Armed with a thick, hot chocolate, a cuddly woollen sweater and a terribly fluffy blanket, I root myself on the sofa. Through the first pages I enter the forest of Cockshutt Wood. There, accompanied by the author, I meet pond hens, catch sight of a fox from the corner of my eye and walk through the fragrant spruce grove. The deeper I go into the woods, the more it is confirmed that The Times is not exaggerating its attribution. “The woodcocks are coming back. The forest breathes birds, in and out” is only one of many pictorial descriptions that immediately start a film in my head.

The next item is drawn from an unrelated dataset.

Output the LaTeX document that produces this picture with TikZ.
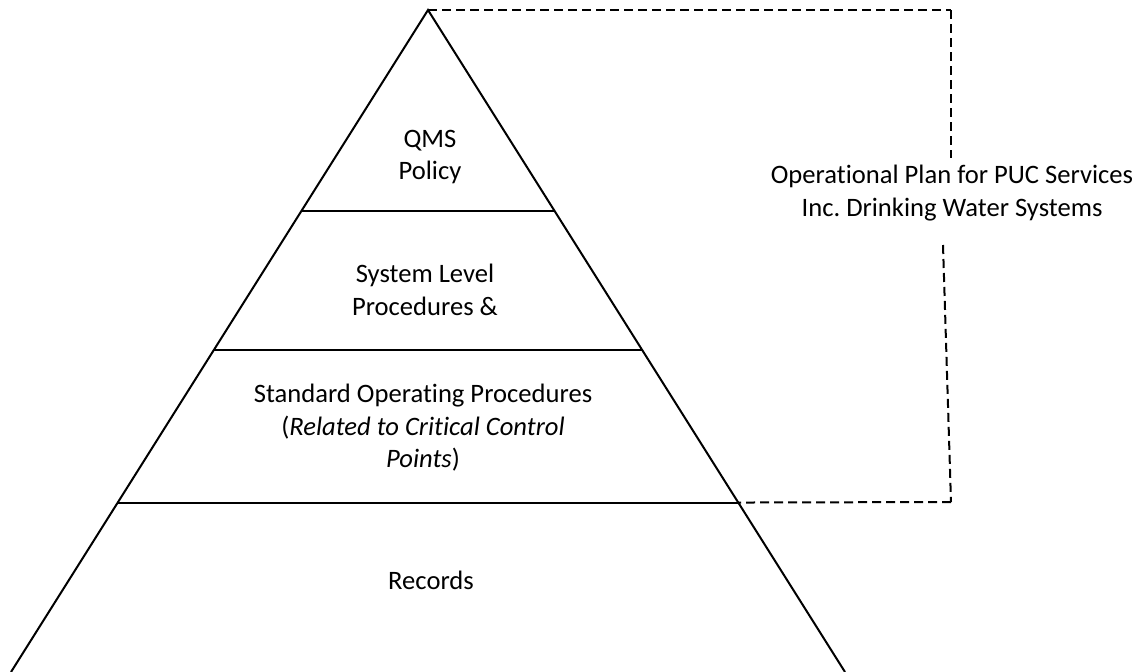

In the course of the year, a fine dose of humorous observations, informative and historical facts about Cockshutt Wood, exquisite poetry, original metaphors and precise descriptions of nature alternate. They do sound highly poetic, but never are kitschy or euphemistic. For example, he calls mushrooms shooting up out of the ground a “rotting science-fiction city”*. Next to him, “a lonely tree-runner combs through the bark of an alder tree like a cleaner looking for trash under the rows of benches after the concert”. A little later he compares “pigs eating in the cold with a steam engine team, regular as cylinder pistons”. And I feel as if I am standing right next to the author.

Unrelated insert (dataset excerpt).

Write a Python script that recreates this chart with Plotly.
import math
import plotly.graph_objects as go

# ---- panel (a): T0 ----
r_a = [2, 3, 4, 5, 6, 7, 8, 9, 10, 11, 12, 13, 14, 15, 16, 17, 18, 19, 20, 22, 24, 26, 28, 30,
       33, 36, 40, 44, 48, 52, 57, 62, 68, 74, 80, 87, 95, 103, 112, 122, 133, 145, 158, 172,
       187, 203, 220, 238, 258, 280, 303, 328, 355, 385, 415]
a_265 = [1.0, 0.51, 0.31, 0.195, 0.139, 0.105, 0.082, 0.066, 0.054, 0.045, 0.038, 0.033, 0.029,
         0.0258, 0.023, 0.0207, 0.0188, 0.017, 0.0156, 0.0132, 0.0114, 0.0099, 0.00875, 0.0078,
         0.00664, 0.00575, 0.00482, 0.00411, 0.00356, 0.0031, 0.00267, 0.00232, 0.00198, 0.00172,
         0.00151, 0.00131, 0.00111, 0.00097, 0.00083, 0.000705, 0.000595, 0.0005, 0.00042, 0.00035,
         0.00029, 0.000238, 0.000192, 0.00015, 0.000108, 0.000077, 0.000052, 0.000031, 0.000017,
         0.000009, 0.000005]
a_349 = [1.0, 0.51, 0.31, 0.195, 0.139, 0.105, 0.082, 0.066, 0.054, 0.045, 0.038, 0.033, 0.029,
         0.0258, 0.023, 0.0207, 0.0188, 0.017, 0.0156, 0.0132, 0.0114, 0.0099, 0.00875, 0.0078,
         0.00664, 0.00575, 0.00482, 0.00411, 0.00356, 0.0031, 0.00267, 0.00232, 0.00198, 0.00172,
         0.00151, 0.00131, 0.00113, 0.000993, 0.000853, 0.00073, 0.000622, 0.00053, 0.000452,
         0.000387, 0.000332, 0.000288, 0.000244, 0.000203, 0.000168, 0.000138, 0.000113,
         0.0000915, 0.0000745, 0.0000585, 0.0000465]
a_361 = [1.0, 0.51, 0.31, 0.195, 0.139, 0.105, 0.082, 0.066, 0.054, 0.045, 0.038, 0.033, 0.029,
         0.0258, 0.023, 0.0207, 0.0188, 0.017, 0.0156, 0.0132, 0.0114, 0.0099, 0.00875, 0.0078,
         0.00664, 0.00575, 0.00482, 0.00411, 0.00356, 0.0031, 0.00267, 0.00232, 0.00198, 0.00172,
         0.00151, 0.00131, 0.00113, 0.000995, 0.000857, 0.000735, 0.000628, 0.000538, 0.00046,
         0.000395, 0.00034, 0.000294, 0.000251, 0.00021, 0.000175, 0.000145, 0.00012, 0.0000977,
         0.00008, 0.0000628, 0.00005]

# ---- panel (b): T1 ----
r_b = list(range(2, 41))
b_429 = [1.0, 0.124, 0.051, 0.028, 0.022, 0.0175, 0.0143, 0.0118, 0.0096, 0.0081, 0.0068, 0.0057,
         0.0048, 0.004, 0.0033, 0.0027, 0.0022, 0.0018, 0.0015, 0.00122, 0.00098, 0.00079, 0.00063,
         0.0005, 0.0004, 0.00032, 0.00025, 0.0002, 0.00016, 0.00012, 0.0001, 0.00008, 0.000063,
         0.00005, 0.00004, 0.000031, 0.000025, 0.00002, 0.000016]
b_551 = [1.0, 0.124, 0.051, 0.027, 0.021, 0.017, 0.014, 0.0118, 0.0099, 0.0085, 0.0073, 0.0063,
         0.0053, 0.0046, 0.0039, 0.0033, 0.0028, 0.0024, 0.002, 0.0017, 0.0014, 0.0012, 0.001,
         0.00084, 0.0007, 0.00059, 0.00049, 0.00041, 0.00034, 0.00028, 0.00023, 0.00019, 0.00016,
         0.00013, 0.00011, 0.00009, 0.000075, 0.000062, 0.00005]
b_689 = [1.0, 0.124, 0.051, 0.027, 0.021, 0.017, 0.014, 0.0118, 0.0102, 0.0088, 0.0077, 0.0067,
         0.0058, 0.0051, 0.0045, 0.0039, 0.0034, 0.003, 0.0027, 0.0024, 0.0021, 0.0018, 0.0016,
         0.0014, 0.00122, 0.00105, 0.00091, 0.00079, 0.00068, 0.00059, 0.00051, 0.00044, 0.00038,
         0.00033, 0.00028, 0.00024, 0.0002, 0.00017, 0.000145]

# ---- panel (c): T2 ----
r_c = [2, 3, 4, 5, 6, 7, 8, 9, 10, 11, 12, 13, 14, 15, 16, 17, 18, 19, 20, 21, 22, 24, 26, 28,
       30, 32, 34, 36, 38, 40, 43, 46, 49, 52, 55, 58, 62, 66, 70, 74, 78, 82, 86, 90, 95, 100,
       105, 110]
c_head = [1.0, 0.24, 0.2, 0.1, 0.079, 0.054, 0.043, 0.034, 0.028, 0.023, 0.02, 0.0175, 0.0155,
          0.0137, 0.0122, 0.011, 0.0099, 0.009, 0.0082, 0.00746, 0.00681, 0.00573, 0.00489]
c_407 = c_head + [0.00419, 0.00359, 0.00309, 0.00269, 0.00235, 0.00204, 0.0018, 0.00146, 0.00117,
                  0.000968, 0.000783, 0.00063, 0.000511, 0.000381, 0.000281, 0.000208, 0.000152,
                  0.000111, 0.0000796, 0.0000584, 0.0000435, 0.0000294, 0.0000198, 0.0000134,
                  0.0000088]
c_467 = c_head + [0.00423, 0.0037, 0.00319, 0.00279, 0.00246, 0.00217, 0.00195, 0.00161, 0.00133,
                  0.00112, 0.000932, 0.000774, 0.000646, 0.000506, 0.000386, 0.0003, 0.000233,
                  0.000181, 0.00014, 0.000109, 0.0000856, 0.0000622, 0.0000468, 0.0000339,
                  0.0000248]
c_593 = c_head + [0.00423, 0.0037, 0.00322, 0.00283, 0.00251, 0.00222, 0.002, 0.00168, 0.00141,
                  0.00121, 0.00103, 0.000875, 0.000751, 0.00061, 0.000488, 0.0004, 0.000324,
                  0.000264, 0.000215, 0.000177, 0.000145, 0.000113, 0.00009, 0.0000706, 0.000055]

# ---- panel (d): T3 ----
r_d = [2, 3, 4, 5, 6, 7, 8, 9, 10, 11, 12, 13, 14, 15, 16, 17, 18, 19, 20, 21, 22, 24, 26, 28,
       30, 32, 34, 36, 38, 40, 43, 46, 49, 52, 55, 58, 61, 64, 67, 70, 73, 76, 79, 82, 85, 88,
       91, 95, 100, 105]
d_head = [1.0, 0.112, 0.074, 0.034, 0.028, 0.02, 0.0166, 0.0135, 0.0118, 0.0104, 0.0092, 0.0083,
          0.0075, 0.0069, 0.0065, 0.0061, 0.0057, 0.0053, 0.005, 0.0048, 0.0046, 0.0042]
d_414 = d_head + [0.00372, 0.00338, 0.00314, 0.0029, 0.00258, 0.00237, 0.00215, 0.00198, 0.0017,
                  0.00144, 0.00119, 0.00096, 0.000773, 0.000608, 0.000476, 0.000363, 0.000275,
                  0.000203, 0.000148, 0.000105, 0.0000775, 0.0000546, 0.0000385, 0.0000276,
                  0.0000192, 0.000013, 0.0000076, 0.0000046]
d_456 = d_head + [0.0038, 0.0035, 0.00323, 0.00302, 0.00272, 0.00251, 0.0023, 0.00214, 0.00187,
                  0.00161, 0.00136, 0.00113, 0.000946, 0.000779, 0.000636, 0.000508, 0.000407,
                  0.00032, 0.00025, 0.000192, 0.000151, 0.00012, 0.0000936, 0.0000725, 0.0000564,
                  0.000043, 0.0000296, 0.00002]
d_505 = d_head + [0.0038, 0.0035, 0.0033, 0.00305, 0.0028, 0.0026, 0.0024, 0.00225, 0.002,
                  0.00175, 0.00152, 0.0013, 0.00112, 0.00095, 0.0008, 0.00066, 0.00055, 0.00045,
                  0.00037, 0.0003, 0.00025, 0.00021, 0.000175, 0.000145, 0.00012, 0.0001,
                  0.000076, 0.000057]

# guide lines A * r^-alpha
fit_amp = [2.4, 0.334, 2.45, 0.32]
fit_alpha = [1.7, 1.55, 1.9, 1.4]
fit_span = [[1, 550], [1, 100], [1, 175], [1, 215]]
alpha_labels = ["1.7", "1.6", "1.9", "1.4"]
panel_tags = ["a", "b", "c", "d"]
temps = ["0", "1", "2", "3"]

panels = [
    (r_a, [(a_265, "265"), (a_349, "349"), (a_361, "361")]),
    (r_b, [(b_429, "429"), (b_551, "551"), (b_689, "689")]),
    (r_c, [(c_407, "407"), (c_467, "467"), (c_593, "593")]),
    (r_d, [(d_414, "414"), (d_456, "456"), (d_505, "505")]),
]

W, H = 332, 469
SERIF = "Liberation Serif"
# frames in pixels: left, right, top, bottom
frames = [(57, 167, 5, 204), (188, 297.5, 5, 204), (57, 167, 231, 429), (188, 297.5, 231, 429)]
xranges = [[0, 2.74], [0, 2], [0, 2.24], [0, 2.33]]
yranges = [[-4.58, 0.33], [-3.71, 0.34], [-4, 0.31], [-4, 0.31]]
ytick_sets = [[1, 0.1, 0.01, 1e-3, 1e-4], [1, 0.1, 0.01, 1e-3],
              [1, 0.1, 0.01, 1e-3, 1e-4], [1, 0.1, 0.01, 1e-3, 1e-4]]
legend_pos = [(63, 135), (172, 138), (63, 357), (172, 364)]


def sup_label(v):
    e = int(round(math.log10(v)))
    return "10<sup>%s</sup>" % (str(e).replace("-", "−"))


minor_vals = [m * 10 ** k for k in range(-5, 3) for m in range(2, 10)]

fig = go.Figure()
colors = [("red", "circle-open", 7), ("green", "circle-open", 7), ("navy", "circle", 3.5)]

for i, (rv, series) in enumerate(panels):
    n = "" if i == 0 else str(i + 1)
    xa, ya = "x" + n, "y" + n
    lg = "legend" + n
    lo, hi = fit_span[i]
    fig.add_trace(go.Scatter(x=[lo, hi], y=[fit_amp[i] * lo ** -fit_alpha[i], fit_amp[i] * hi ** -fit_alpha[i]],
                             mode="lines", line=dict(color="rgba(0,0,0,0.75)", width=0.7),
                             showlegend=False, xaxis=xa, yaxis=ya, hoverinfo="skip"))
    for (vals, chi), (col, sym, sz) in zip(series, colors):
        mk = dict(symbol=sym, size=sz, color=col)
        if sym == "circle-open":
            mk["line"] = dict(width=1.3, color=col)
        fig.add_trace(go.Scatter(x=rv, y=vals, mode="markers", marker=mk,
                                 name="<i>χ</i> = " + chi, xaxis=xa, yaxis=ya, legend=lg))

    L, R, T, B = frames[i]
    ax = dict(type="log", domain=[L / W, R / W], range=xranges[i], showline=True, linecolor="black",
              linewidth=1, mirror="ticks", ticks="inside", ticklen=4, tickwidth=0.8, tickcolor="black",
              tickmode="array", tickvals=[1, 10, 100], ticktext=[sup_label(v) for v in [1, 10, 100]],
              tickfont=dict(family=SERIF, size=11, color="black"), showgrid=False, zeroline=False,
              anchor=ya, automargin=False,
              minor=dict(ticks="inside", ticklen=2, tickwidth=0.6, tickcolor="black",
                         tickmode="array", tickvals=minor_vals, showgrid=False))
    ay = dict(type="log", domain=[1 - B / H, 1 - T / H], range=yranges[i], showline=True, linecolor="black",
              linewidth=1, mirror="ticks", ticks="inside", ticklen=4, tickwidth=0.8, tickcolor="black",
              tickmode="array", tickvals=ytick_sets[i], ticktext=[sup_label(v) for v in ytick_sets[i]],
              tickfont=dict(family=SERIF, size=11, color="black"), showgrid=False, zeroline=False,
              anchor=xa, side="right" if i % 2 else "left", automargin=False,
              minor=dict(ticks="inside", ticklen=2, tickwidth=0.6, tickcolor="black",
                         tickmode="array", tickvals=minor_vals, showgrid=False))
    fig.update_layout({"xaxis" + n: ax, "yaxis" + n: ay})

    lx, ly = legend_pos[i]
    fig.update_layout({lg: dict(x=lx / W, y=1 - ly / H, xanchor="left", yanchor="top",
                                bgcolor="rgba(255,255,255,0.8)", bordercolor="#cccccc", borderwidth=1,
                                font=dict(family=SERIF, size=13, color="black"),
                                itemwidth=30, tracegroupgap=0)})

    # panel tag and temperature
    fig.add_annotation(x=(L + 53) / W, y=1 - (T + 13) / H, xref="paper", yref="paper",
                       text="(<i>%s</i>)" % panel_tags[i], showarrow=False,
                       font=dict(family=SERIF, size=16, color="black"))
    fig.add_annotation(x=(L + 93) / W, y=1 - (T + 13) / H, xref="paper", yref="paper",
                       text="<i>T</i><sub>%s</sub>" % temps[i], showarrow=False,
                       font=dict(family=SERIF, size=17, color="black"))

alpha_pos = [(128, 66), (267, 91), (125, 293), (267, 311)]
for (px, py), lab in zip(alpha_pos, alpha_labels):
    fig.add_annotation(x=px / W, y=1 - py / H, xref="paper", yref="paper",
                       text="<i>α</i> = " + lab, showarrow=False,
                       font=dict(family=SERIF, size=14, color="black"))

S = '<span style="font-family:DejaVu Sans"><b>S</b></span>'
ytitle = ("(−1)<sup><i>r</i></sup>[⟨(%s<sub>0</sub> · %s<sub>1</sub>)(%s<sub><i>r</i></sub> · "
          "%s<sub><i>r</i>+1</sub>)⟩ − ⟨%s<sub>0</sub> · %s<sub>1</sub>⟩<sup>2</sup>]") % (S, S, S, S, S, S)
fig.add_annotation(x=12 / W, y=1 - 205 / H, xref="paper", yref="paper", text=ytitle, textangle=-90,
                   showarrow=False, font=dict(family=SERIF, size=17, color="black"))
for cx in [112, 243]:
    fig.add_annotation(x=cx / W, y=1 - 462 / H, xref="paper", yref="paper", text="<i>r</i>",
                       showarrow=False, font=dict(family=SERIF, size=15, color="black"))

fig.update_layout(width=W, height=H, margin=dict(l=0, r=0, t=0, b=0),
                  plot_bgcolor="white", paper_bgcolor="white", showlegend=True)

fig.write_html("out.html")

Lewis-Stempel leased and managed the forest using natural methods for four years. There he kept pigs, cows and sheep free in the woods (also called “Waldhutung”, once an important custom). During long walks, he studied flora and fauna, went hunting and took care of the managed forest using old and proven careful methods. John enjoys the forest as much as he drudges and toils in it. He knows a lot about his piece of land, knows its history, which goes back to William the Conqueror. John reveals how to estimate the age of trees without cutting them down and gives away recipes every now and then. He knows the healing powers of ivy, ilex and elderberry. He compares trees with musical instruments and describes how they sound different in the wind. This book, being incredibly versatile, so poetic and highly informative, makes good reading on many different levels and yet is so well-balanced in itself. As if the balancing effect of the forest had been transferred to the author.
After a few pages, I feel almost as relaxed as if I had been on a real forest walk. This diary is indeed a suitable reading for the treehouse and a good stimulus to immediately (!) go into the forest to make your own observations.
* The quotes have been translated from german into english, therefore they do not resemble the english version.